In My Room de Ulrich Köhler © Nour films, 2019

Les rythmes internes à chaque partie sont mouvants : certains moments de dilatation fortement ressentis par le spectateur équilibrent un traitement généralement plus rapide des scènes où œil et oreille doivent vite saisir ce qui s’offre à eux. Autre structure très frappante dans le film, l’alternance fréquente de séquences diurnes et nocturnes qui sont aussi bien des moments de suspens que des moments de découvertes pour des personnages aux aguets. Cette alternance, contrastant avec les ellipses, marque alors le déroulement lent du temps. Et, jour ou obscurité, le chef opérateur Patrick Orth, collaborateur de Köhler pour tous ses films, construit dans les plans en cadre urbain ou naturel des images toujours subtilement nuancées.

Le film a sa gravité mais Köhler selon son habitude teinte son quatrième film d’une douce ironie envers ses personnages qu’il n’érige ni en modèles ni en figures tragiques. Ironie que manifeste également l’usage de la musique qui fait entendre deux fois le Later Tonight des Pet Shop Boys ou l’adaptation du solennel Adagio pour cordes de Samuel Barber dans une version techno pour une séquence de danse déliée d’Armin.

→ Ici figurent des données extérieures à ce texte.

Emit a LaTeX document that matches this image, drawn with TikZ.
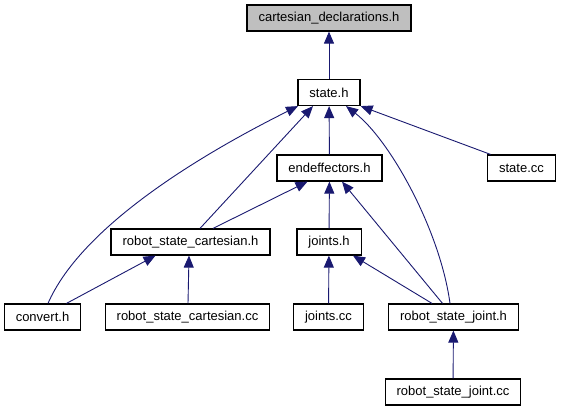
\documentclass[tikz,border=0pt]{standalone}
\usepackage{fontspec}
\setmainfont{Liberation Sans}
\usepackage{tikz}
\usetikzlibrary{arrows.meta, positioning, calc}
\definecolor{doxyAzul}{RGB}{25, 25, 112}
\definecolor{doxyGris}{RGB}{191, 191, 191}
\tikzset{
    fileNode/.style={rectangle, draw=black, line width=1.2pt, fill=white,
        minimum height=26pt, inner xsep=11.5pt, inner ysep=0pt,
        font=\fontsize{13}{15}\selectfont},
    rootNode/.style={fileNode, fill=doxyGris},
    incl/.style={draw=doxyAzul, line width=0.9pt,
        -{Triangle[length=12pt, width=10pt, fill=doxyAzul]}}
}

\begin{document}
\begin{tikzpicture}[x=1pt, y=-1pt]
            \useasboundingbox (0,0) rectangle (561,411);
            % nodes
            \node[rootNode] (cartDecl) at (329,18) {cartesian\_declarations.h};
            \node[fileNode] (state) at (329,92.5) {state.h};
            \node[fileNode] (endEff) at (329.5,168) {endeffectors.h};
            \node[fileNode] (stateCc) at (521.5,168) {state.cc};
            \node[fileNode] (robCart) at (190.5,242) {robot\_state\_cartesian.h};
            \node[fileNode] (joints) at (329,242) {joints.h};
            \node[fileNode] (convert) at (42.5,317) {convert.h};
            \node[fileNode] (robCartCc) at (187.5,317) {robot\_state\_cartesian.cc};
            \node[fileNode] (jointsCc) at (328.5,317) {joints.cc};
            \node[fileNode] (robJoint) at (453.5,317) {robot\_state\_joint.h};
            \node[fileNode] (robJointCc) at (453,392) {robot\_state\_joint.cc};
            % includes
            \draw[incl] (state) -- (cartDecl);
            \draw[incl] (endEff) -- (state);
            \draw[incl] ([xshift=-31pt]stateCc.north) -- (state.south east);
            \draw[incl] ([xshift=9.5pt]robCart.north) -- ([xshift=-16pt]state.south);
            \draw[incl] ([xshift=5.5pt]convert.north) .. controls (80,230) and (190,160) .. ([xshift=-31pt]state.south);
            \draw[incl] ([xshift=-3.5pt]robJoint.north) .. controls (440,230) and (390,140) .. ([xshift=17pt]state.south);
            \draw[incl] ([xshift=22.5pt]robCart.north) -- ([xshift=-22pt]endEff.south);
            \draw[incl] (joints) -- (endEff);
            \draw[incl] ([xshift=-11pt]robJoint.north) -- ([xshift=12.5pt]endEff.south);
            \draw[incl] ([xshift=24pt]convert.north) -- ([xshift=-35pt]robCart.south);
            \draw[incl] ([xshift=0.5pt]robCartCc.north) -- ([xshift=-1.5pt]robCart.south);
            \draw[incl] (jointsCc) -- (joints);
            \draw[incl] ([xshift=-21.5pt]robJoint.north) -- ([xshift=24pt]joints.south);
            \draw[incl] (robJointCc) -- (robJoint);
        \end{tikzpicture}
\end{document}
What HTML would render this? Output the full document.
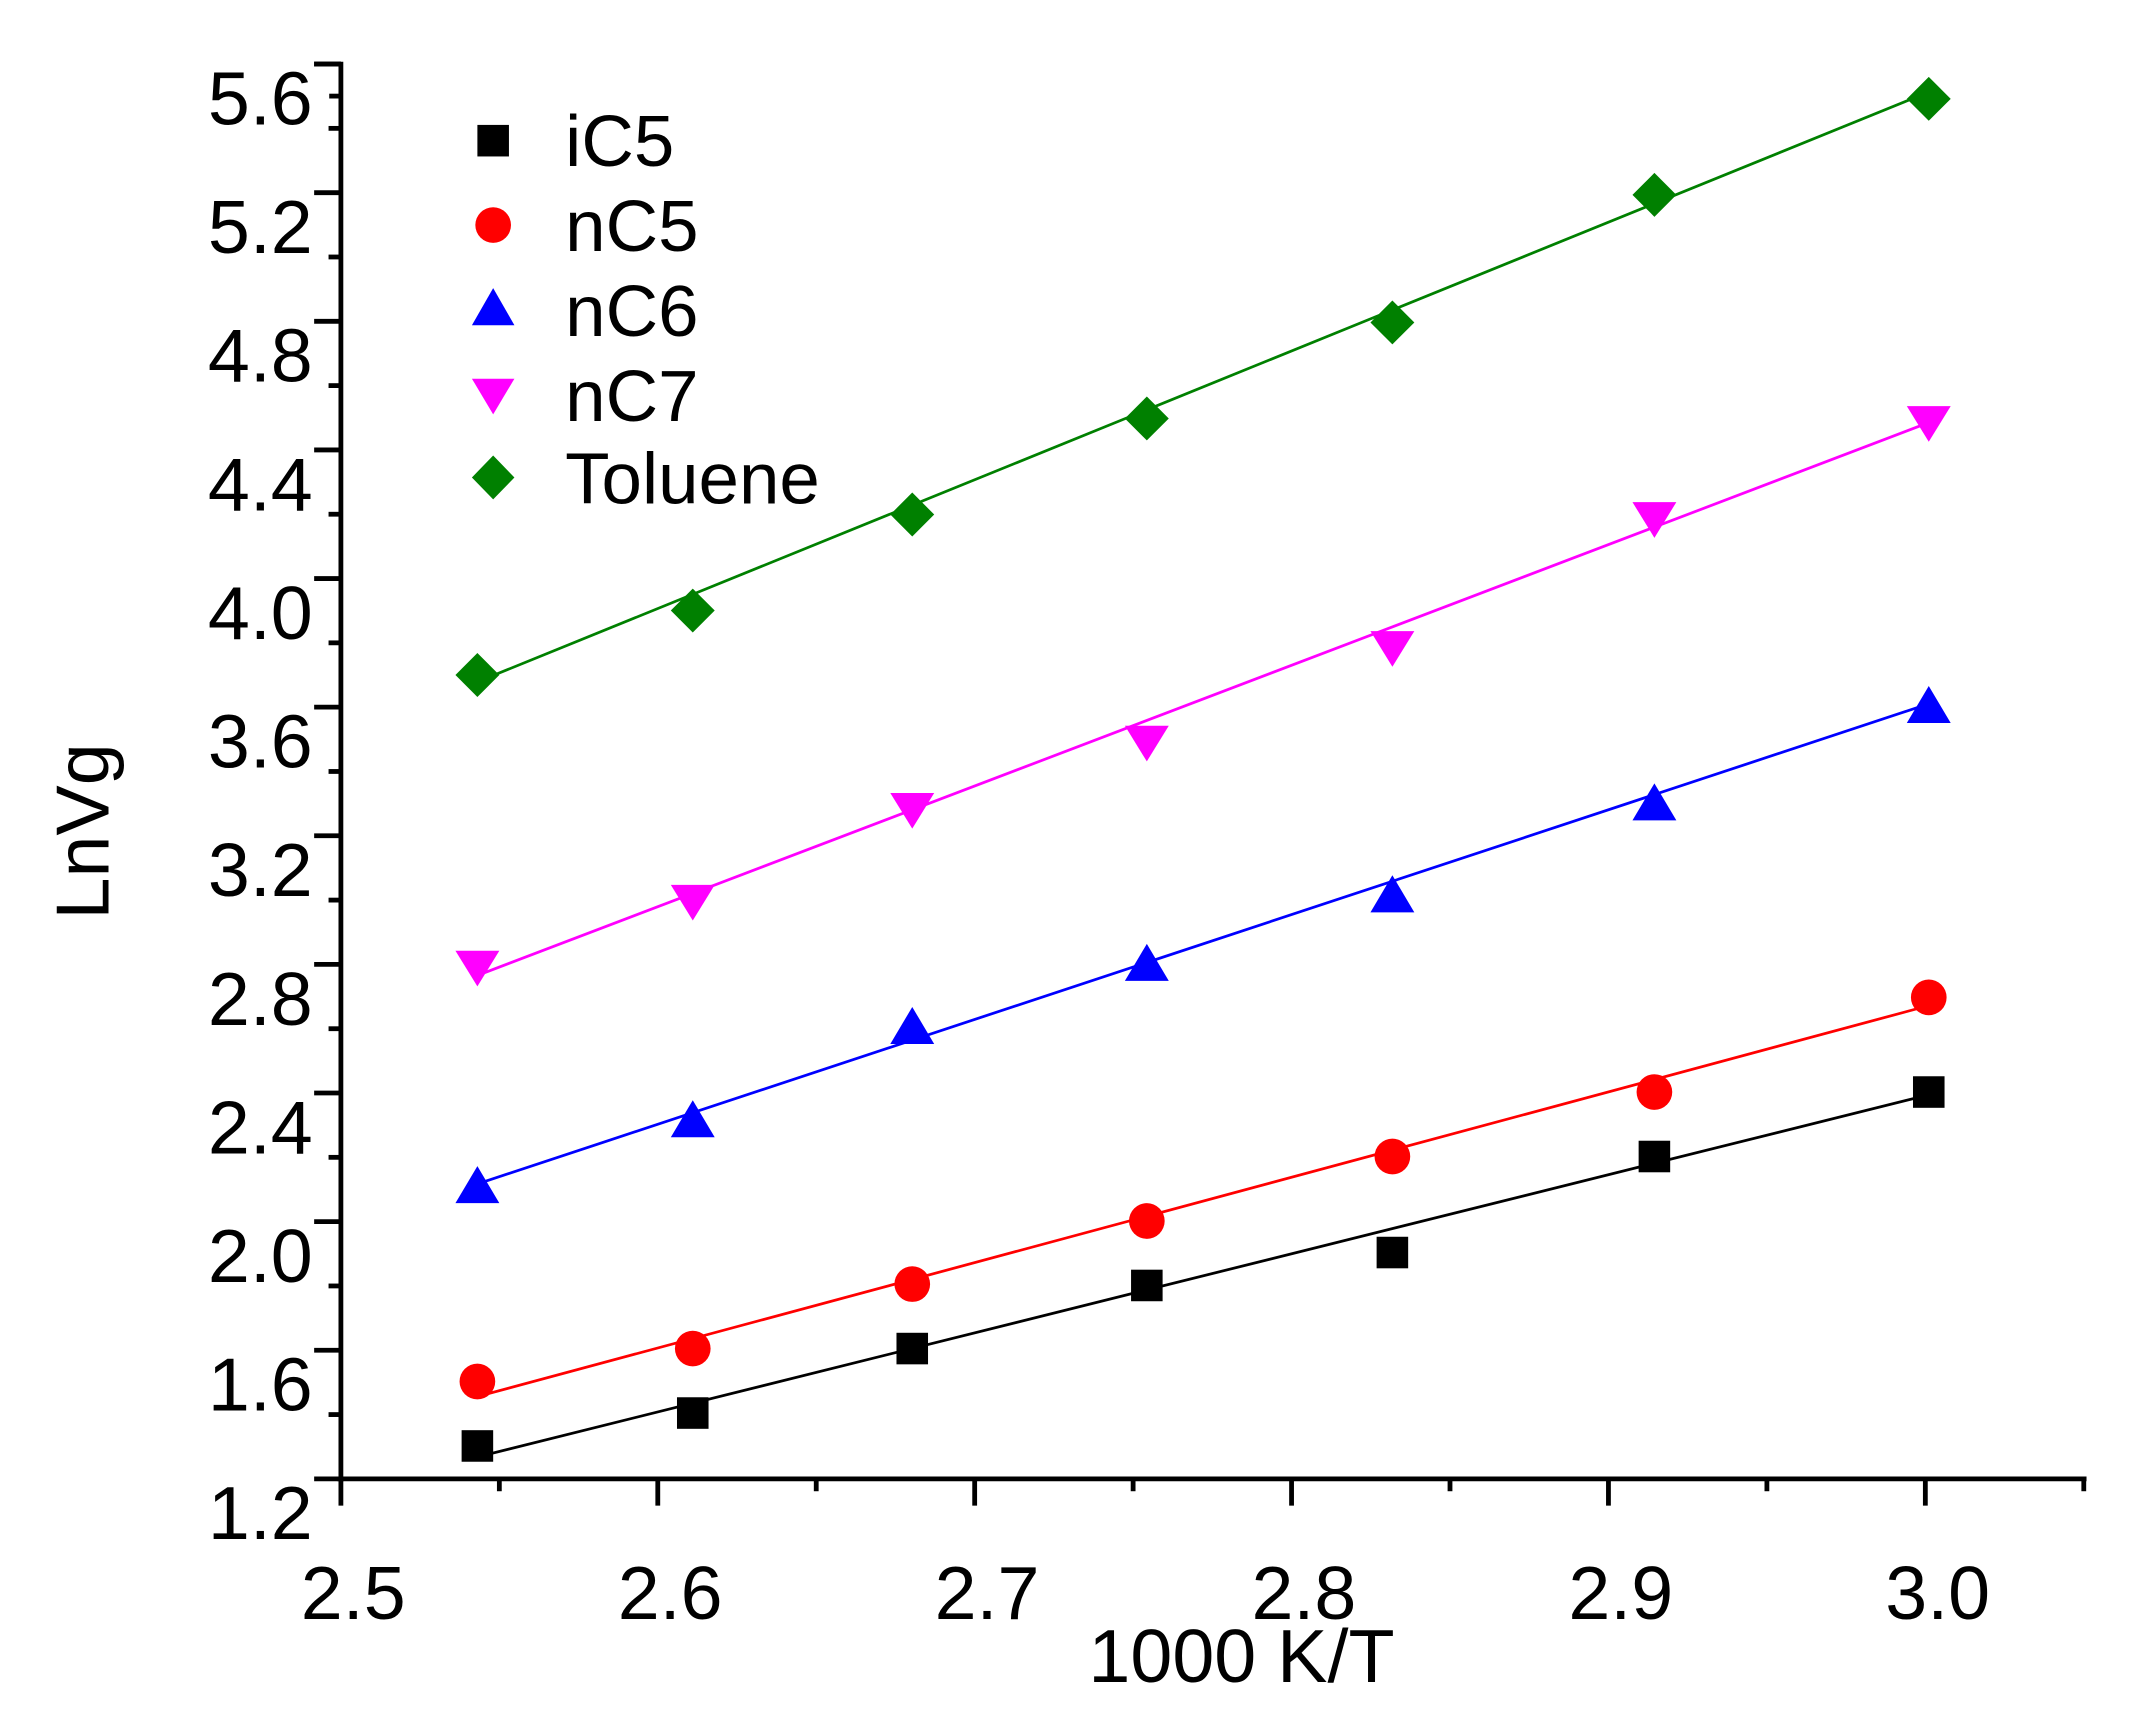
<!DOCTYPE html>
<html><head><meta charset="utf-8"><style>html,body{margin:0;padding:0;background:#fff}svg{display:block}</style></head>
<body>
<svg width="2151" height="1730" viewBox="0 0 1568 1261" xmlns="http://www.w3.org/2000/svg" font-family="Liberation Sans, Arial, sans-serif">
<rect width="1568" height="1261" fill="#fff"/>
<g stroke="#000" stroke-width="3.5" fill="none">
<line x1="248.5" y1="45" x2="248.5" y2="1080"/>
<line x1="246" y1="1078" x2="1521" y2="1078"/>
<line x1="229" y1="46.6" x2="248.5" y2="46.6"/>
<line x1="240" y1="70" x2="248.5" y2="70"/>
<line x1="229" y1="93.5" x2="248.5" y2="93.5" visibility="hidden"/>
</g>
<g id="yt" stroke="#000" stroke-width="3.5"></g>
<g id="xt" stroke="#000" stroke-width="3.5"></g>
<g id="yl" font-size="55" text-anchor="end"></g>
<g id="xl" font-size="55" text-anchor="middle"></g>
<text x="905" y="1226" font-size="55" text-anchor="middle">1000 K/T</text>
<text transform="translate(79,606) rotate(-90)" font-size="55" text-anchor="middle">LnVg</text>
<g stroke-width="2" fill="none">
<line x1="348" y1="497" x2="1406" y2="67" stroke="#008000"/>
<line x1="348" y1="711" x2="1406" y2="308" stroke="#ff00ff"/>
<line x1="348" y1="863" x2="1406" y2="513" stroke="#0000ff"/>
<line x1="348" y1="1018" x2="1406" y2="733" stroke="#ff0000"/>
<line x1="348" y1="1062" x2="1406" y2="798" stroke="#000"/>
</g>
<g id="pts"></g>
<g font-size="53">
<rect x="348" y="91" width="23" height="23" fill="#000"/>
<text x="412" y="121">iC5</text>
<ellipse cx="359.5" cy="164" rx="13" ry="13" fill="#ff0000"/>
<text x="412" y="183">nC5</text>
<polygon points="359.5,210 375,237 344,237" fill="#0000ff"/>
<text x="412" y="245">nC6</text>
<polygon points="344,276 375,276 359.5,302" fill="#ff00ff"/>
<text x="412" y="307">nC7</text>
<polygon points="359.5,332 375,348 359.5,364 344,348" fill="#008000"/>
<text x="412" y="367">Toluene</text>
</g>
<script>
var NS="http://www.w3.org/2000/svg";
function el(p,t,a,txt){var e=document.createElementNS(NS,t);for(var k in a)e.setAttribute(k,a[k]);if(txt)e.textContent=txt;document.getElementById(p).appendChild(e);}
var y0=1078,dy=234.4;
for(var i=0;i<=22;i++){var v=1.2+i*0.2,y=y0-i*dy*0.2;var L=(i%2==0)?19.5:9;el("yt","line",{x1:248.5-L,y1:y,x2:248.5,y2:y});
if(i%2==0)el("yl","text",{x:228,y:y+44},v.toFixed(1));}
for(var j=0;j<=11;j++){var x=248.5+j*115.5;var L=(j%2==0)?19.5:9;el("xt","line",{x1:x,y1:1078,x2:x,y2:1078+L});
if(j%2==0&&j<=10)el("xl","text",{x:x+9,y:1180},(2.5+j*0.05).toFixed(1));}
var xs=[348,505,665,836,1015,1206,1406];
var d={
tol:[492,445,375,305,235,142,72],
c7:[705,657,590,541,472,378,308],
c6:[864,816,748,702,652,585,514],
c5:[1007,983,936,890,843,796,727],
i5:[1054,1030,983,937,913,843,796]};
for(var k=0;k<7;k++){var x=xs[k],y;
y=d.i5[k];el("pts","rect",{x:x-11.5,y:y-11.5,width:23,height:23,fill:"#000"});
y=d.c5[k];el("pts","ellipse",{cx:x,cy:y,rx:13,ry:13,fill:"#ff0000"});
y=d.c6[k];el("pts","polygon",{points:(x)+","+(y-14)+" "+(x+16)+","+(y+13)+" "+(x-16)+","+(y+13),fill:"#0000ff"});
y=d.c7[k];el("pts","polygon",{points:(x-16)+","+(y-12)+" "+(x+16)+","+(y-12)+" "+x+","+(y+14),fill:"#ff00ff"});
y=d.tol[k];el("pts","polygon",{points:x+","+(y-16)+" "+(x+16)+","+y+" "+x+","+(y+16)+" "+(x-16)+","+y,fill:"#008000"});}
</script>
</svg>
</body></html>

In My Room de Ulrich Köhler © Nour films, 2019

Ironie enfin tout simplement dans le titre. Ulrich Köhler accompagne le survivant Armin dans son monde ancien puis dans un univers neuf grand ouvert devant lui. Il l’observe avec une certaine distance en utilisant rarement la vision subjective d’Armin pour éviter toute identification. Le point de vue adopté par la caméra est le plus souvent, et jusqu’au magnifique dernier plan, un regard porté sur Armin, d’où l’abondance de plans subtils où la caméra ne le suit pas dans son déplacement et s’immobilise pour le filmer en plan plus général. C’est ainsi que le cinéaste peut se demander avec son spectateur si ce personnage de maître du monde a jamais, comme le dit la chanson des Beach Boys, réussi à quitter « sa chambre ».